The Medieval Museum In Waterford Packs A Punch: Here’s What To Expect

medieval museum waterford
Photo via Google Maps

The Medieval Museum in Waterford (aka the Waterford Museum of Treasures) is a building bursting at the seams with historical artifacts.

Waterford’s Medieval Museum is Ireland’s only purpose-built medieval museum building and it incorporates two National Monuments: the 800-year-old Choristers’ Hall and the Mayor’s Wine Vault.

Magnificent exhibits at the Waterford Museum of Treasures include the Great Charter Roll of Waterford, ceremonial weapons and sumptuous cloth-of-gold vestments. 

In the guide below, you’ll find info on everything from the tour and what to see when you visit (spoiler: there’s lots!).

Some quick need-to-knows before visiting the Medieval Museum

Although a visit to the Medieval Museum in Waterford is fairly straightforward, there are a few need-to-knows that’ll make your visit that bit more enjoyable.

1. Location   

The Medieval Museum is located on Cathedral Square in the historic Viking Triangle, Waterford. It is between the Blackfriar’s Abbey Ruins and Christ Church Cathedral. 

2. Parking   

The nearest car park is 2 minutes’ walk away at Bolton Street Public Car Park. If you’re lucky you might find metered street parking on the Quays, the Mall or near the City Square Shopping Centre, 400m away.

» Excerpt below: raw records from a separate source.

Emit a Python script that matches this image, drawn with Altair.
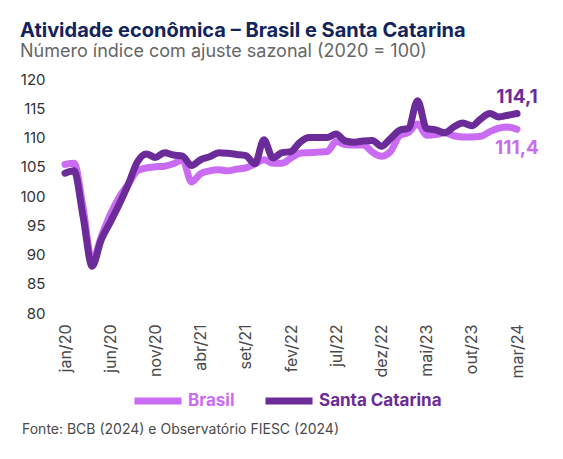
import altair as alt
import pandas as pd

meses = [
    "jan/20", "fev/20", "mar/20", "abr/20", "mai/20", "jun/20", "jul/20", "ago/20", "set/20", "out/20", "nov/20", "dez/20",
    "jan/21", "fev/21", "mar/21", "abr/21", "mai/21", "jun/21", "jul/21", "ago/21", "set/21", "out/21", "nov/21", "dez/21",
    "jan/22", "fev/22", "mar/22", "abr/22", "mai/22", "jun/22", "jul/22", "ago/22", "set/22", "out/22", "nov/22", "dez/22",
    "jan/23", "fev/23", "mar/23", "abr/23", "mai/23", "jun/23", "jul/23", "ago/23", "set/23", "out/23", "nov/23", "dez/23",
    "jan/24", "fev/24", "mar/24",
]

brasil = [
    105.4, 105.6, 98.0, 88.8, 93.0, 96.8, 99.8, 102.0, 104.3, 104.8,
    105.0, 105.1, 105.5, 106.2, 102.4, 103.8, 104.3, 104.5, 104.3, 104.6,
    104.8, 105.5, 106.2, 105.6, 105.6, 106.5, 107.3, 107.4, 107.5, 107.6,
    109.3, 108.8, 108.7, 108.7, 107.5, 106.8, 107.6, 110.3, 110.9, 112.3,
    110.4, 110.5, 110.8, 110.3, 110.1, 110.1, 110.2, 111.0, 111.6, 111.8, 111.4,
]

santa_catarina = [
    103.9, 104.3, 96.5, 88.0, 92.5, 95.5, 98.6, 102.0, 105.8, 107.2,
    106.6, 107.4, 107.0, 106.8, 105.2, 106.2, 106.7, 107.4, 107.3, 107.1,
    106.9, 105.5, 109.6, 106.5, 107.4, 107.6, 109.2, 110.0, 110.0, 110.0,
    110.6, 109.4, 109.2, 109.4, 109.5, 108.5, 109.8, 111.2, 111.6, 116.3,
    111.5, 111.3, 110.8, 111.8, 112.5, 112.0, 113.2, 114.1, 113.5, 113.8, 114.1,
]

series = ["Brasil", "Santa Catarina"]
cores = ["#c96cf3", "#6b2b98"]
y_ticks = [80, 85, 90, 95, 100, 105, 110, 115, 120]
x_ticks = list(range(0, 51, 5))

titulo = "Atividade econômica – Brasil e Santa Catarina"
subtitulo = "Número índice com ajuste sazonal (2020 = 100)"
fonte = "Fonte: BCB (2024) e Observatório FIESC (2024)"

rows = []
for i, m in enumerate(meses):
    rows.append({"idx": i, "mes": m, "serie": "Brasil", "valor": brasil[i]})
    rows.append({"idx": i, "mes": m, "serie": "Santa Catarina", "valor": santa_catarina[i]})
df = pd.DataFrame(rows)

def fmt(v):
    return f"{v:.1f}".replace(".", ",")

label_expr = "[" + ",".join(f"'{m}'" for m in meses) + "][datum.value]"
FONT = "Inter"

x_enc = alt.X(
    "idx:Q",
    scale=alt.Scale(domain=[0, len(meses) - 1], nice=False, zero=False),
    axis=alt.Axis(values=x_ticks, labelExpr=label_expr, labelAngle=-90, title=None,
                  grid=False, domain=False, ticks=False, labelPadding=11, labelOverlap=False,
                  labelFontSize=16, labelColor="#4a4a4a", labelFont=FONT),
)
y_enc = alt.Y(
    "valor:Q",
    scale=alt.Scale(domain=[80, 120], nice=False, zero=False),
    axis=alt.Axis(values=y_ticks, title=None, grid=False, domain=False, ticks=False,
                  labelOverlap=False, labelPadding=20, labelFontSize=15,
                  labelColor="#333333", labelFont=FONT),
)

color_expr = f"datum.label == 'Brasil' ? '{cores[0]}' : '{cores[1]}'"

lines = alt.Chart(df).mark_line(
    strokeWidth=7, strokeCap="round", strokeJoin="round", interpolate="monotone"
).encode(
    x=x_enc,
    y=y_enc,
    color=alt.Color(
        "serie:N",
        scale=alt.Scale(domain=series, range=cores),
        legend=alt.Legend(
            title=None, orient="none", legendX=66, legendY=295, direction="horizontal",
            symbolType="stroke", symbolStrokeWidth=7, symbolSize=2209,
            labelFontSize=17, labelFontWeight="bold", labelFont=FONT,
            labelColor={"expr": color_expr}, labelOffset=3, columnPadding=16,
        ),
    ),
)

end_sc = pd.DataFrame({"idx": [len(meses) - 1], "valor": [santa_catarina[-1]], "rotulo": [fmt(santa_catarina[-1])]})
end_br = pd.DataFrame({"idx": [len(meses) - 1], "valor": [brasil[-1]], "rotulo": [fmt(brasil[-1])]})

lab_sc = alt.Chart(end_sc).mark_text(
    dy=-17, fontSize=19, fontWeight="bold", font=FONT, color=cores[1], align="center"
).encode(x=x_enc, y=y_enc, text="rotulo:N")
lab_br = alt.Chart(end_br).mark_text(
    dy=19, fontSize=19, fontWeight="bold", font=FONT, color=cores[0], align="center"
).encode(x=x_enc, y=y_enc, text="rotulo:N")

foot = alt.Chart(pd.DataFrame({"t": [fonte]})).mark_text(
    align="left", baseline="middle", fontSize=14, font=FONT, color="#4a4a4a"
).encode(text="t:N", x=alt.value(-43), y=alt.value(351))

chart = alt.layer(lines, lab_sc, lab_br, foot).properties(
    width=452,
    height=234,
    padding={"left": 57, "top": 71, "right": 38, "bottom": 128},
    autosize=alt.AutoSizeParams(type="none"),
    title=alt.TitleParams(
        text=titulo, subtitle=subtitulo, anchor="start", frame="group", dx=-45,
        font=FONT, fontSize=20, fontWeight="bold", color="#13235b",
        subtitleFont=FONT, subtitleFontSize=18, subtitleColor="#666666", subtitlePadding=2,
        offset=11,
    ),
).configure_view(stroke=None)

chart.save("out.html", embed_options={"renderer": "svg", "actions": False})
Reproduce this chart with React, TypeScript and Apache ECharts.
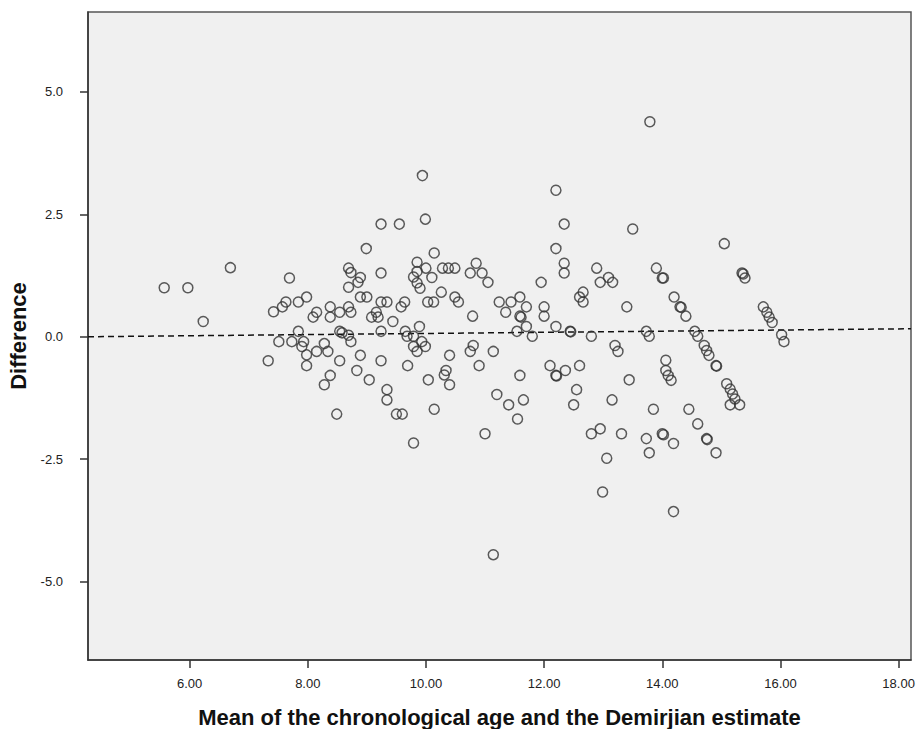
import React, { useEffect, useRef } from "react";
import * as echarts from "echarts";

// Mean of the chronological age and the Demirjian estimate
const meanAge: number[] = [
  5.57, 5.97, 6.69, 6.23, 7.42, 7.57, 7.51, 7.33, 7.69, 7.63,
  7.84, 7.98, 7.84, 7.73, 7.93, 7.90, 7.98, 7.98, 8.28, 8.15,
  8.34, 8.15, 8.09, 8.38, 8.38, 8.54, 8.69, 8.73, 8.54, 8.58,
  8.69, 8.73, 8.54, 8.89, 8.83, 8.38, 8.28, 9.04, 8.49, 8.69,
  8.73, 8.89, 8.85, 8.69, 8.99, 8.89, 9.00, 9.24, 9.55, 9.24,
  9.24, 9.34, 9.64, 9.58, 9.16, 9.08, 9.19, 9.44, 9.24, 9.24,
  9.34, 9.34, 9.50, 9.60, 9.79, 9.65, 9.68, 9.89, 9.79, 9.93,
  9.79, 9.99, 9.85, 9.69, 10.04, 10.14, 9.94, 9.99, 10.14, 9.85,
  10.00, 9.85, 9.79, 10.10, 9.85, 9.90, 10.03, 10.13, 10.26, 10.28,
  10.38, 10.49, 10.49, 10.55, 10.79, 10.85, 10.75, 10.95, 11.05, 10.40,
  10.34, 10.31, 10.40, 10.80, 10.75, 11.14, 10.90, 11.00, 11.20, 11.40,
  11.65, 11.55, 11.59, 11.14, 11.24, 11.44, 11.59, 11.35, 11.70, 11.59,
  11.61, 11.70, 11.54, 11.80, 12.00, 12.00, 11.95, 12.20, 12.34, 12.20,
  12.34, 12.34, 12.20, 12.44, 12.45, 12.80, 12.66, 12.60, 12.66, 12.89,
  12.95, 13.09, 13.16, 13.20, 13.25, 12.10, 12.20, 12.21, 12.36, 12.60,
  12.55, 12.50, 13.15, 12.80, 12.95, 13.31, 13.73, 13.78, 13.06, 12.99,
  13.50, 15.05, 13.90, 14.00, 14.02, 15.35, 15.37, 15.40, 14.20, 14.30,
  14.32, 14.40, 13.40, 13.73, 13.78, 14.55, 14.60, 14.71, 14.75, 14.79,
  14.91, 14.92, 15.71, 15.77, 15.81, 15.86, 16.02, 16.06, 14.06, 14.06,
  14.10, 14.15, 13.44, 13.85, 14.45, 14.60, 15.09, 15.15, 15.19, 15.23,
  15.31, 15.15, 14.00, 14.02, 14.19, 14.75, 14.76, 14.91, 14.19, 13.79,
];

// Difference (chronological age - Demirjian estimate)
const difference: number[] = [
  1.00, 1.00, 1.41, 0.31, 0.51, 0.61, -0.10, -0.49, 1.20, 0.71,
  0.71, 0.81, 0.11, -0.10, -0.10, -0.20, -0.37, -0.59, -0.14, -0.30,
  -0.30, 0.50, 0.40, 0.61, 0.40, 0.50, 0.61, 0.50, 0.11, 0.08,
  0.03, -0.10, -0.49, -0.38, -0.69, -0.79, -0.98, -0.88, -1.58, 1.40,
  1.31, 1.21, 1.11, 1.01, 1.80, 0.81, 0.81, 2.30, 2.30, 1.30,
  0.71, 0.71, 0.71, 0.61, 0.50, 0.40, 0.40, 0.31, 0.11, -0.49,
  -1.08, -1.29, -1.58, -1.58, -2.17, 0.11, 0.01, 0.21, 0.01, -0.10,
  -0.20, -0.20, -0.30, -0.59, -0.88, -1.48, 3.29, 2.40, 1.71, 1.52,
  1.40, 1.33, 1.22, 1.21, 1.10, 0.99, 0.71, 0.71, 0.91, 1.40,
  1.40, 1.40, 0.81, 0.71, 0.42, 1.50, 1.30, 1.30, 1.11, -0.38,
  -0.69, -0.78, -0.98, -0.18, -0.30, -0.30, -0.59, -1.98, -1.18, -1.39,
  -1.29, -1.68, -0.79, -4.45, 0.71, 0.71, 0.81, 0.50, 0.61, 0.42,
  0.40, 0.21, 0.11, 0.01, 0.61, 0.42, 1.11, 2.99, 2.30, 1.80,
  1.50, 1.30, 0.21, 0.11, 0.10, 0.01, 0.91, 0.81, 0.71, 1.40,
  1.11, 1.21, 1.11, -0.18, -0.30, -0.59, -0.79, -0.80, -0.69, -0.59,
  -1.08, -1.39, -1.29, -1.98, -1.88, -1.98, -2.08, -2.37, -2.48, -3.17,
  2.20, 1.90, 1.40, 1.20, 1.20, 1.30, 1.28, 1.20, 0.81, 0.61,
  0.60, 0.42, 0.61, 0.11, 0.01, 0.11, 0.01, -0.18, -0.28, -0.38,
  -0.59, -0.60, 0.61, 0.50, 0.40, 0.29, 0.04, -0.10, -0.48, -0.69,
  -0.79, -0.89, -0.88, -1.48, -1.48, -1.78, -0.96, -1.07, -1.17, -1.27,
  -1.39, -1.39, -1.98, -2.00, -2.18, -2.08, -2.10, -2.37, -3.57, 4.39,
];

// Dashed reference (fit) line end points
const fitLineX: number[] = [4.28, 18.21];
const fitLineY: number[] = [0.0, 0.163];

const xTickValues: number[] = [6, 8, 10, 12, 14, 16, 18];
const yTickValues: number[] = [-5, -2.5, 0, 2.5, 5];

const xRange: number[] = [4.28, 18.21];
const yRange: number[] = [-6.6, 6.63];

const xTitle = "Mean of the chronological age and the Demirjian estimate";
const yTitle = "Difference";

export default function App() {
  const ref = useRef<HTMLDivElement>(null);

  useEffect(() => {
    if (!ref.current) return;
    document.body.style.margin = "0";
    const chart = echarts.init(ref.current, undefined, { renderer: "svg" });
    const points = meanAge.map((x, i) => [x, difference[i]]);
    const fitLine = fitLineX.map((x, i) => [x, fitLineY[i]]);
    const font = "'Liberation Sans', Arial, sans-serif";

    chart.setOption({
      animation: false,
      backgroundColor: "#ffffff",
      grid: {
        left: 88,
        right: 9,
        top: 12,
        bottom: 69,
        containLabel: false,
        outerBoundsMode: "none",
        show: true,
        backgroundColor: "#f0f0f0",
        borderColor: "#555555",
        borderWidth: 1.5,
      },
      xAxis: {
        type: "value",
        min: xRange[0],
        max: xRange[1],
        name: xTitle,
        nameLocation: "middle",
        nameGap: 46,
        nameTextStyle: {
          fontFamily: font,
          fontWeight: "bold",
          fontSize: 22,
          color: "#111111",
        },
        axisLine: { show: true, onZero: false, lineStyle: { color: "#333333", width: 1.5 } },
        axisTick: {
          show: true,
          length: 8,
          inside: false,
          customValues: xTickValues,
          lineStyle: { color: "#333333", width: 1.5 },
        },
        axisLabel: {
          show: true,
          customValues: xTickValues,
          formatter: (v: number) => v.toFixed(2),
          fontFamily: font,
          fontSize: 13,
          color: "#222222",
          margin: 17,
        },
        splitLine: { show: false },
      },
      yAxis: {
        type: "value",
        min: yRange[0],
        max: yRange[1],
        name: yTitle,
        nameLocation: "middle",
        nameGap: 52,
        nameRotate: 90,
        nameTextStyle: {
          fontFamily: font,
          fontWeight: "bold",
          fontSize: 22,
          color: "#111111",
        },
        axisLine: { show: true, onZero: false, lineStyle: { color: "#333333", width: 1.5 } },
        axisTick: {
          show: true,
          length: 8,
          inside: false,
          customValues: yTickValues,
          lineStyle: { color: "#333333", width: 1.5 },
        },
        axisLabel: {
          show: true,
          customValues: yTickValues,
          formatter: (v: number) => v.toFixed(1),
          fontFamily: font,
          fontSize: 13,
          color: "#222222",
          margin: 25,
        },
        splitLine: { show: false },
      },
      series: [
        {
          type: "line",
          data: fitLine,
          symbol: "none",
          silent: true,
          lineStyle: { color: "#111111", width: 1.5, type: [6, 4] },
          z: 1,
        },
        {
          type: "scatter",
          data: points,
          symbol: "circle",
          symbolSize: 10,
          itemStyle: {
            color: "rgba(0,0,0,0)",
            borderColor: "#333333",
            borderWidth: 1.5,
          },
          z: 2,
        },
      ],
    });

    return () => {
      chart.dispose();
    };
  }, []);

  return <div ref={ref} style={{ width: 920, height: 729 }} />;
}
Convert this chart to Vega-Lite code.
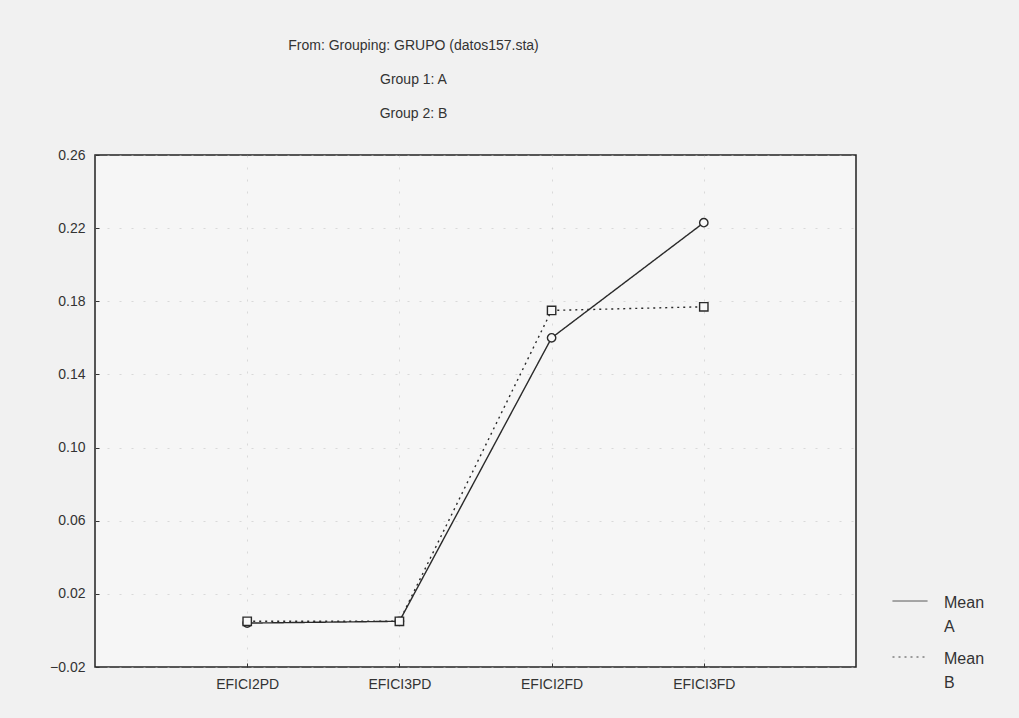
{
  "$schema": "https://vega.github.io/schema/vega-lite/v6.json",
  "width": 761,
  "height": 512,
  "autosize": {"type": "none"},
  "padding": {"left": 95, "top": 155, "right": 163, "bottom": 51},
  "background": "#f1f1f1",
  "title": {
    "text": ["From: Grouping: GRUPO (datos157.sta)", "Group 1: A", "Group 2: B"],
    "anchor": "middle",
    "dx": -62,
    "offset": 27,
    "font": "Liberation Sans Narrow, Liberation Sans, sans-serif",
    "fontSize": 14,
    "fontWeight": "normal",
    "lineHeight": 34,
    "color": "#333"
  },
  "data": {
    "values": [
      {"variable": "EFICI2PD", "group": "A", "mean": 0.004},
      {"variable": "EFICI3PD", "group": "A", "mean": 0.005},
      {"variable": "EFICI2FD", "group": "A", "mean": 0.160},
      {"variable": "EFICI3FD", "group": "A", "mean": 0.223},
      {"variable": "EFICI2PD", "group": "B", "mean": 0.005},
      {"variable": "EFICI3PD", "group": "B", "mean": 0.005},
      {"variable": "EFICI2FD", "group": "B", "mean": 0.175},
      {"variable": "EFICI3FD", "group": "B", "mean": 0.177}
    ]
  },
  "encoding": {
    "x": {
      "field": "variable",
      "type": "nominal",
      "sort": ["EFICI2PD", "EFICI3PD", "EFICI2FD", "EFICI3FD"],
      "scale": {"type": "point", "padding": 1},
      "axis": {
        "title": null,
        "labelAngle": 0,
        "labelPadding": 14,
        "tickSize": -4,
        "grid": true
      }
    },
    "y": {
      "field": "mean",
      "type": "quantitative",
      "scale": {"domain": [-0.02, 0.26], "nice": false, "zero": false},
      "axis": {
        "title": null,
        "values": [-0.02, 0.02, 0.06, 0.10, 0.14, 0.18, 0.22, 0.26],
        "format": ".2f",
        "labelPadding": 14,
        "tickSize": -4,
        "grid": true
      }
    }
  },
  "layer": [
    {
      "mark": {"type": "line", "color": "#2a2a2a", "strokeWidth": 1.4},
      "encoding": {
        "strokeDash": {
          "field": "group",
          "type": "nominal",
          "scale": {"domain": ["A", "B"], "range": [[1, 0], [2, 4]]},
          "legend": {
            "title": null,
            "orient": "none",
            "legendX": 797,
            "legendY": 428,
            "symbolType": "stroke",
            "symbolSize": 1225,
            "symbolStrokeColor": "#444",
            "symbolStrokeWidth": 1,
            "labelExpr": "['Mean', datum.value]",
            "labelFont": "Liberation Sans Narrow, Liberation Sans, sans-serif",
            "labelFontSize": 16,
            "labelColor": "#333",
            "labelOffset": 16,
            "labelBaseline": "top",
            "rowPadding": 4,
            "encode": {
              "labels": {
                "update": {
                  "lineHeight": {"value": 24},
                  "dy": {"value": -6}
                }
              }
            }
          }
        }
      }
    },
    {
      "transform": [{"filter": "datum.group === 'A'"}],
      "mark": {"type": "point", "shape": "circle", "filled": true, "fill": "#f8f8f8", "stroke": "#2a2a2a", "strokeWidth": 1.4, "size": 70, "opacity": 1}
    },
    {
      "transform": [{"filter": "datum.group === 'B'"}],
      "mark": {"type": "point", "shape": "square", "filled": true, "fill": "#f8f8f8", "stroke": "#2a2a2a", "strokeWidth": 1.4, "size": 70, "opacity": 1}
    }
  ],
  "config": {
    "view": {"stroke": "#222", "strokeWidth": 1.5, "fill": "#f6f6f6"},
    "axis": {
      "domain": false,
      "tickColor": "#333",
      "labelFont": "Liberation Sans Narrow, Liberation Sans, sans-serif",
      "labelFontSize": 14,
      "labelColor": "#333",
      "gridColor": "#bbb",
      "gridDash": [2, 10],
      "gridOpacity": 0.5
    }
  }
}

3. Admission and opening hours

The museum is open daily except at Christmas and around New Year. Opening times are:

  • Monday to Friday 9.15 to 5pm
  • Saturday 10am to 5pm
  • Sunday/Bank Holidays 11am to 5pm

The last admission is 4.20pm. Adult admission is 10€ and children under 12 visit free. Admission includes a guided tour (note: times and prices may change).

4. The tour   

Guided tours take you back in time to the preserved underground medieval chambers of the 13th century Choristers’ Hall and the 15th century Mayor’s Wine Vault. Admire the Great Charter Roll of Waterford, the Sword of Edward IV, the Luker Chalice and many more beautiful relics in this outstanding Medieval Museum.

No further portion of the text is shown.